Source : présentation investisseurs du 12 janvier 2021

Combien de temps vous faudra-t-il pour retrouver voire dépasser la rentabilité d’avant crise ?

"Nous maitrisons la remontée en charge de nos usines, cela dépendra donc essentiellement de notre carnet de commandes et donc de notre niveau de production. A noter que les fortes variations des devises, je pense notamment au dollar, n’ont qu’un faible impact sur nos marges, les effets positifs sur nos achats étant compensés par l’évolution des prix de vente. Le sujet des droits de douane sera également à surveiller, bien que rien de significatif n’ai été porté à notre connaissance à ce jour. "

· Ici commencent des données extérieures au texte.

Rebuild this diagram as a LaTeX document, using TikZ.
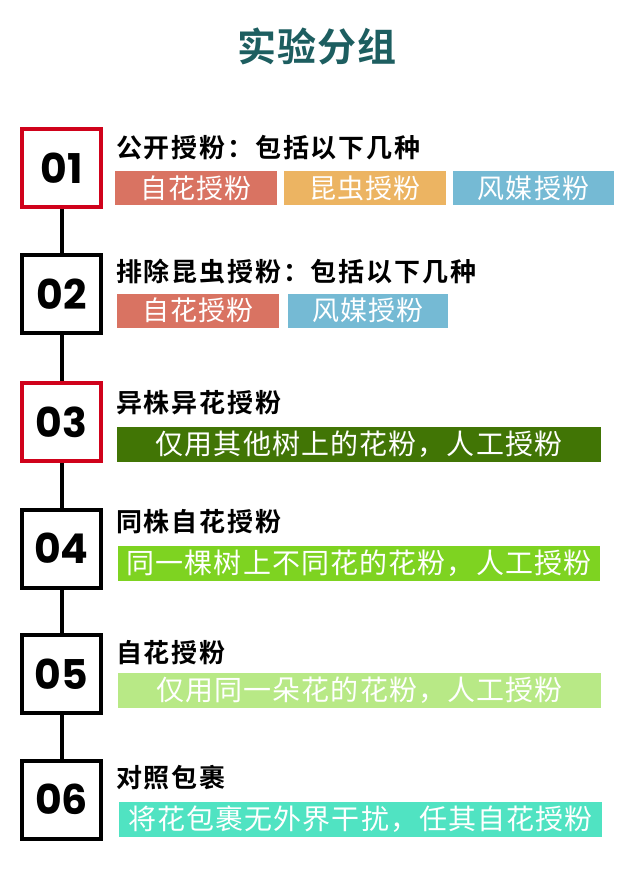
\documentclass[tikz,border=0pt]{standalone}
\usepackage{fontspec}
\newfontfamily\titlefont{Noto Sans CJK SC}[BoldFont={Noto Sans CJK SC Bold},LetterSpace=2]
\newfontfamily\headfont{Noto Sans CJK SC}[BoldFont={Noto Sans CJK SC Bold},LetterSpace=7]
\newfontfamily\tagfont{Noto Sans CJK SC}[LetterSpace=4]
\newfontfamily\numfont{Poppins}[BoldFont={Poppins Bold}]
\definecolor{titlecol}{HTML}{1D5E60}
\definecolor{boxred}{HTML}{D0021B}
\definecolor{tagred}{HTML}{D97362}
\definecolor{tagorange}{HTML}{ECB462}
\definecolor{tagblue}{HTML}{75BAD4}
\definecolor{darkgreen}{HTML}{417505}
\definecolor{midgreen}{HTML}{7ED321}
\definecolor{lightgreen}{HTML}{B8E986}
\definecolor{teal}{HTML}{50E3C2}
\tikzset{
  numbox/.style={draw=black, line width=4pt, fill=white, minimum width=79pt, minimum height=78pt, inner sep=0pt,
    font=\numfont\bfseries\fontsize{41pt}{41pt}\selectfont, text=black},
  redbox/.style={numbox, draw=boxred},
  conn/.style={draw=black, line width=4pt},
  headtext/.style={anchor=west, inner sep=0pt, font=\headfont\bfseries\fontsize{26pt}{26pt}\selectfont, text=black},
  tagbox/.style={inner sep=0pt, minimum height=34pt, text=white, font=\tagfont\fontsize{27pt}{27pt}\selectfont},
  barbox/.style={inner sep=0pt, minimum height=35pt, text=white, font=\tagfont\fontsize{28pt}{28pt}\selectfont},
}
\begin{document}
\begin{tikzpicture}[x=1pt, y=-1pt]
\useasboundingbox[fill=white] (0,0) rectangle (641,893);

\node[font=\titlefont\bfseries\fontsize{39pt}{39pt}\selectfont, text=titlecol, inner sep=0pt] (title) at (317,46) {实验分组};

\node[redbox] (n1) at (61.5,168) {01};
\node[numbox] (n2) at (61.5,294) {02};
\node[redbox] (n3) at (61.5,422) {03};
\node[numbox] (n4) at (61.5,548.5) {04};
\node[numbox] (n5) at (61.5,674) {05};
\node[numbox] (n6) at (61.5,799.5) {06};
\draw[conn] (n1.south) -- (n2.north);
\draw[conn] (n2.south) -- (n3.north);
\draw[conn] (n3.south) -- (n4.north);
\draw[conn] (n4.south) -- (n5.north);
\draw[conn] (n5.south) -- (n6.north);

% headings
\node[headtext] (h1) at (116,148) {公开授粉：包括以下几种};
\node[headtext] (h2) at (116,272) {排除昆虫授粉：包括以下几种};
\node[headtext] (h3) at (116,403) {异株异花授粉};
\node[headtext] (h4) at (116,522) {同株自花授粉};
\node[headtext] (h5) at (116,653) {自花授粉};
\node[headtext] (h6) at (116,778) {对照包裹};

% row 1 tags
\node[tagbox, fill=tagred, minimum width=162pt] (t11) at (196,188) {自花授粉};
\node[tagbox, fill=tagorange, minimum width=162pt] (t12) at (365,188) {昆虫授粉};
\node[tagbox, fill=tagblue, minimum width=161pt] (t13) at (533.5,188) {风媒授粉};
% row 2 tags
\node[tagbox, fill=tagred, minimum width=162pt] (t21) at (198,310.5) {自花授粉};
\node[tagbox, fill=tagblue, minimum width=160pt] (t22) at (368,310.5) {风媒授粉};
% bars
\node[barbox, fill=darkgreen, minimum width=484pt] (b3) at (359,444.5) {仅用其他树上的花粉，人工授粉};
\node[barbox, fill=midgreen, minimum width=482pt] (b4) at (359,563.5) {同一棵树上不同花的花粉，人工授粉};
\node[barbox, fill=lightgreen, minimum width=483pt] (b5) at (359.5,690.5) {仅用同一朵花的花粉，人工授粉};
\node[barbox, fill=teal, minimum width=483pt] (b6) at (360.5,819.5) {将花包裹无外界干扰，任其自花授粉};
\end{tikzpicture}
\end{document}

Principaux axes du plan Odysséa 2024 - Source : présentation investisseurs du 12 janvier 2021

L'amélioration de la performance économique "met au centre" la rémunération des équipes. Comment comptez-vous partager les fruits du succès du plan ?

"L’intéressement de nos collaborateurs à la performance économique a toujours été clé dans le Groupe. Les 3 mois d’intéressement versés participent de la fidélisation et de la sensibilisation aux résultats de l’entreprise. Cela n’a rien de contradictoire avec la rémunération actionnariale, au contraire. Un dividende de 1,31€ par action sera d’ailleurs mis au vote à l’Assemblée Générale qui se tiendra le mois prochain. "

De quelle mesure récente favorable à l’environnement le Groupe peut-il être fier ?

"Nous avons mis en place dans notre nouvelle usine numérique proche d’Aigrefeuille une chaine de vernis à base aqueuse, c’est-à-dire une solution acrylique en remplacement d’une solution glycéro. Cela contribue à la fois à la protection de l’environnement et à la santé de nos collaborateurs. Nous avons vocation à déployer ces produits petit à petit sur toutes nos lignes de production. Plus ambitieux encore, nous travaillons à la conception de bateaux à motorisation hybride avec notre partenaire Volvo Penta. Notre objectif ultime est de livrer des bateaux passifs en énergie et en carbone, ce qui devra faire appel à l’énergie solaire et éolienne à bord. "

L'Auteur de l'interview est actionnaire de la société à titre personnel.